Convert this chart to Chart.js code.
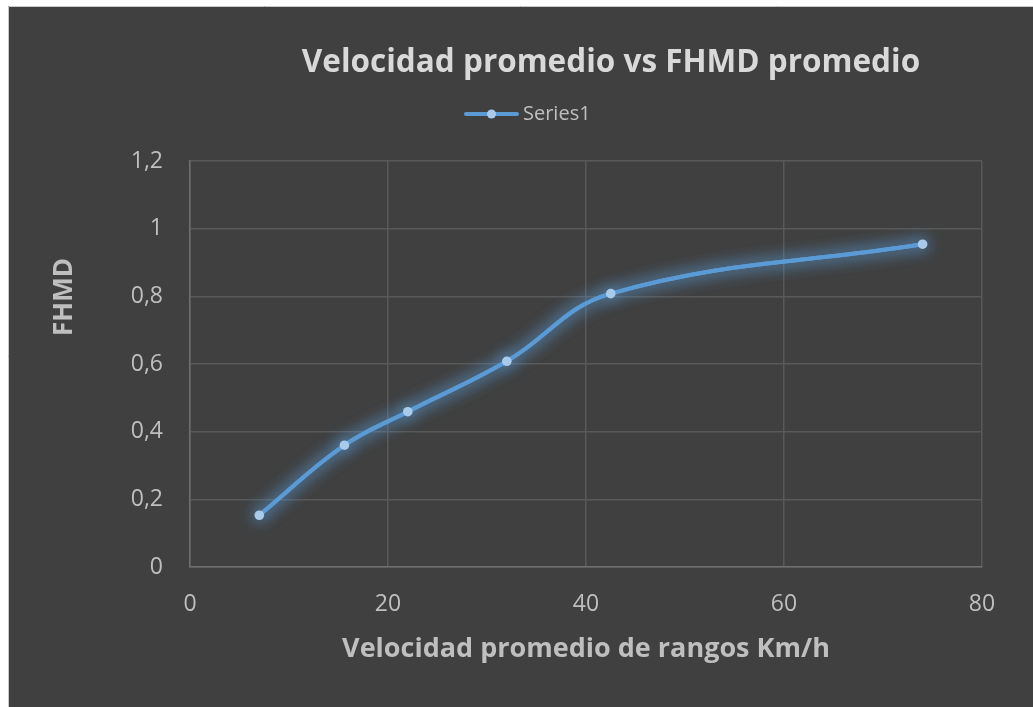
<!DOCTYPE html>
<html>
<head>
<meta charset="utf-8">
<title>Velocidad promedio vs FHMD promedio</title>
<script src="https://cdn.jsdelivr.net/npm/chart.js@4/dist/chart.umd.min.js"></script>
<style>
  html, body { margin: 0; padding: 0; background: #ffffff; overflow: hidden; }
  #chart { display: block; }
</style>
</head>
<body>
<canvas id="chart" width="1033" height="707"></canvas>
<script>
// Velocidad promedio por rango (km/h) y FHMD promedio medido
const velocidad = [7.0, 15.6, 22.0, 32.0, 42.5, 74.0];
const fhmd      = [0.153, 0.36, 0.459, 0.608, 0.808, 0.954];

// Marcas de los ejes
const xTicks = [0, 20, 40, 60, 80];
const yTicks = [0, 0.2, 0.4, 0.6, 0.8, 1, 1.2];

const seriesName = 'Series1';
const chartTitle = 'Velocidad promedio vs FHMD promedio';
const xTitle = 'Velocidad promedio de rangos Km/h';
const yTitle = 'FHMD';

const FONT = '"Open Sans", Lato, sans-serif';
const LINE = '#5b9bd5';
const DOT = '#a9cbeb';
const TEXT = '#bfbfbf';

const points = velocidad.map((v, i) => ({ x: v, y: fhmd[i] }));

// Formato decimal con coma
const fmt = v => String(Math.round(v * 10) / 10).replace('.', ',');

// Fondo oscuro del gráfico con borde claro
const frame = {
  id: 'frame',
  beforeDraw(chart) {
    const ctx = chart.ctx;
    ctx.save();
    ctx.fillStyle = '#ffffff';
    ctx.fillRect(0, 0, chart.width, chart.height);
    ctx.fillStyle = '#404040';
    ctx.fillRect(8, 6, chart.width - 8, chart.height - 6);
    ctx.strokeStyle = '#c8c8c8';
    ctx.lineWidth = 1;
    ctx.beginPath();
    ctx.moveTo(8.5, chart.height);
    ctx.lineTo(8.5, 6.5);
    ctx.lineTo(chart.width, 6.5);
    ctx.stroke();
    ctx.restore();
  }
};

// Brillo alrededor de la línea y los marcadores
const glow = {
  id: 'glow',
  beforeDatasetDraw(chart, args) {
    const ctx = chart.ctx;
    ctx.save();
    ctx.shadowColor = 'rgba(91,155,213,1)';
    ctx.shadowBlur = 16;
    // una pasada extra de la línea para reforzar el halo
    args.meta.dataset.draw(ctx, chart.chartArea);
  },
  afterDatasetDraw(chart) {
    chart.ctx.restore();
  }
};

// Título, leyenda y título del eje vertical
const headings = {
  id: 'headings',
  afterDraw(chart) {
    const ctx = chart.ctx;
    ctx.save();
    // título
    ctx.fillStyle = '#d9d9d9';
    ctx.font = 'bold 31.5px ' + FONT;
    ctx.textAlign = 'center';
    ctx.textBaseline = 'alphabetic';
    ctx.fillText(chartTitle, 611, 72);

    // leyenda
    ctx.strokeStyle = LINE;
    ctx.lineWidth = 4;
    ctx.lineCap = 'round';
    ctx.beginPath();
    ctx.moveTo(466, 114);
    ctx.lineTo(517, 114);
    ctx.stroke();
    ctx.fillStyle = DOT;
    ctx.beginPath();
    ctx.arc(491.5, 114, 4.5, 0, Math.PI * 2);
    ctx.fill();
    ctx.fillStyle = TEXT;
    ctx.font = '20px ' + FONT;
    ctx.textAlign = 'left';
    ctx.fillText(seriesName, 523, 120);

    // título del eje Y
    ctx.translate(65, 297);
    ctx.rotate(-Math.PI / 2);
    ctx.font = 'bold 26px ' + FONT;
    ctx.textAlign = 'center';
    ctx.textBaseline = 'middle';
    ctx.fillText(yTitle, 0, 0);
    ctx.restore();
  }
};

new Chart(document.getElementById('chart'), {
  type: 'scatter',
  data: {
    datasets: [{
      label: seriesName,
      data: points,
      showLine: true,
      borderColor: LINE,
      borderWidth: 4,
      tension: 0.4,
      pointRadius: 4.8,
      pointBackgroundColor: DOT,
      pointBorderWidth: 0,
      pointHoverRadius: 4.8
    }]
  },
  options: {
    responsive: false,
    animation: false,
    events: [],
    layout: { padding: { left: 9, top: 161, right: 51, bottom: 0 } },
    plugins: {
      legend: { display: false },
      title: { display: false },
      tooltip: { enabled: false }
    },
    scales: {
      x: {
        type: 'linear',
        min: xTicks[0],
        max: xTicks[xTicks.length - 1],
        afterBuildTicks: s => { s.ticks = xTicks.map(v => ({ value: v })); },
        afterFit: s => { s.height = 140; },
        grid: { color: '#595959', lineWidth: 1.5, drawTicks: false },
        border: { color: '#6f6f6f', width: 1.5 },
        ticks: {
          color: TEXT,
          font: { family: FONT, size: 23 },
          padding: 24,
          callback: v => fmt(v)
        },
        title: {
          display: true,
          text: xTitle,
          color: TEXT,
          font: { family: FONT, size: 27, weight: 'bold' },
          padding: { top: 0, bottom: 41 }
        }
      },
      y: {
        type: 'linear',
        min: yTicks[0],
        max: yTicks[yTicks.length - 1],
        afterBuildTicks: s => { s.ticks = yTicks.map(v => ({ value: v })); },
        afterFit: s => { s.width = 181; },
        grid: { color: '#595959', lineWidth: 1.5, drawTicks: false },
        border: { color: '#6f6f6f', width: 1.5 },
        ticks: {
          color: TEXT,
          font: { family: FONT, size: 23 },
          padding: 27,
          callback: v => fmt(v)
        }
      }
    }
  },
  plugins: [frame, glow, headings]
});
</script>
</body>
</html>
═══
### The request
Keep the pictures out of the copy and write out the data exactly as it stands.

### Result of the task
Convert this chart to Chart.js code.
<!DOCTYPE html>
<html>
<head>
<meta charset="utf-8">
<title>Velocidad promedio vs FHMD promedio</title>
<script src="https://cdn.jsdelivr.net/npm/chart.js@4/dist/chart.umd.min.js"></script>
<style>
  html, body { margin: 0; padding: 0; background: #ffffff; overflow: hidden; }
  #chart { display: block; }
</style>
</head>
<body>
<canvas id="chart" width="1033" height="707"></canvas>
<script>
// Velocidad promedio por rango (km/h) y FHMD promedio medido
const velocidad = [7.0, 15.6, 22.0, 32.0, 42.5, 74.0];
const fhmd      = [0.153, 0.36, 0.459, 0.608, 0.808, 0.954];

// Marcas de los ejes
const xTicks = [0, 20, 40, 60, 80];
const yTicks = [0, 0.2, 0.4, 0.6, 0.8, 1, 1.2];

const seriesName = 'Series1';
const chartTitle = 'Velocidad promedio vs FHMD promedio';
const xTitle = 'Velocidad promedio de rangos Km/h';
const yTitle = 'FHMD';

const FONT = '"Open Sans", Lato, sans-serif';
const LINE = '#5b9bd5';
const DOT = '#a9cbeb';
const TEXT = '#bfbfbf';

const points = velocidad.map((v, i) => ({ x: v, y: fhmd[i] }));

// Formato decimal con coma
const fmt = v => String(Math.round(v * 10) / 10).replace('.', ',');

// Fondo oscuro del gráfico con borde claro
const frame = {
  id: 'frame',
  beforeDraw(chart) {
    const ctx = chart.ctx;
    ctx.save();
    ctx.fillStyle = '#ffffff';
    ctx.fillRect(0, 0, chart.width, chart.height);
    ctx.fillStyle = '#404040';
    ctx.fillRect(8, 6, chart.width - 8, chart.height - 6);
    ctx.strokeStyle = '#c8c8c8';
    ctx.lineWidth = 1;
    ctx.beginPath();
    ctx.moveTo(8.5, chart.height);
    ctx.lineTo(8.5, 6.5);
    ctx.lineTo(chart.width, 6.5);
    ctx.stroke();
    ctx.restore();
  }
};

// Brillo alrededor de la línea y los marcadores
const glow = {
  id: 'glow',
  beforeDatasetDraw(chart, args) {
    const ctx = chart.ctx;
    ctx.save();
    ctx.shadowColor = 'rgba(91,155,213,1)';
    ctx.shadowBlur = 16;
    // una pasada extra de la línea para reforzar el halo
    args.meta.dataset.draw(ctx, chart.chartArea);
  },
  afterDatasetDraw(chart) {
    chart.ctx.restore();
  }
};

// Título, leyenda y título del eje vertical
const headings = {
  id: 'headings',
  afterDraw(chart) {
    const ctx = chart.ctx;
    ctx.save();
    // título
    ctx.fillStyle = '#d9d9d9';
    ctx.font = 'bold 31.5px ' + FONT;
    ctx.textAlign = 'center';
    ctx.textBaseline = 'alphabetic';
    ctx.fillText(chartTitle, 611, 72);

    // leyenda
    ctx.strokeStyle = LINE;
    ctx.lineWidth = 4;
    ctx.lineCap = 'round';
    ctx.beginPath();
    ctx.moveTo(466, 114);
    ctx.lineTo(517, 114);
    ctx.stroke();
    ctx.fillStyle = DOT;
    ctx.beginPath();
    ctx.arc(491.5, 114, 4.5, 0, Math.PI * 2);
    ctx.fill();
    ctx.fillStyle = TEXT;
    ctx.font = '20px ' + FONT;
    ctx.textAlign = 'left';
    ctx.fillText(seriesName, 523, 120);

    // título del eje Y
    ctx.translate(65, 297);
    ctx.rotate(-Math.PI / 2);
    ctx.font = 'bold 26px ' + FONT;
    ctx.textAlign = 'center';
    ctx.textBaseline = 'middle';
    ctx.fillText(yTitle, 0, 0);
    ctx.restore();
  }
};

new Chart(document.getElementById('chart'), {
  type: 'scatter',
  data: {
    datasets: [{
      label: seriesName,
      data: points,
      showLine: true,
      borderColor: LINE,
      borderWidth: 4,
      tension: 0.4,
      pointRadius: 4.8,
      pointBackgroundColor: DOT,
      pointBorderWidth: 0,
      pointHoverRadius: 4.8
    }]
  },
  options: {
    responsive: false,
    animation: false,
    events: [],
    layout: { padding: { left: 9, top: 161, right: 51, bottom: 0 } },
    plugins: {
      legend: { display: false },
      title: { display: false },
      tooltip: { enabled: false }
    },
    scales: {
      x: {
        type: 'linear',
        min: xTicks[0],
        max: xTicks[xTicks.length - 1],
        afterBuildTicks: s => { s.ticks = xTicks.map(v => ({ value: v })); },
        afterFit: s => { s.height = 140; },
        grid: { color: '#595959', lineWidth: 1.5, drawTicks: false },
        border: { color: '#6f6f6f', width: 1.5 },
        ticks: {
          color: TEXT,
          font: { family: FONT, size: 23 },
          padding: 24,
          callback: v => fmt(v)
        },
        title: {
          display: true,
          text: xTitle,
          color: TEXT,
          font: { family: FONT, size: 27, weight: 'bold' },
          padding: { top: 0, bottom: 41 }
        }
      },
      y: {
        type: 'linear',
        min: yTicks[0],
        max: yTicks[yTicks.length - 1],
        afterBuildTicks: s => { s.ticks = yTicks.map(v => ({ value: v })); },
        afterFit: s => { s.width = 181; },
        grid: { color: '#595959', lineWidth: 1.5, drawTicks: false },
        border: { color: '#6f6f6f', width: 1.5 },
        ticks: {
          color: TEXT,
          font: { family: FONT, size: 23 },
          padding: 27,
          callback: v => fmt(v)
        }
      }
    }
  },
  plugins: [frame, glow, headings]
});
</script>
</body>
</html>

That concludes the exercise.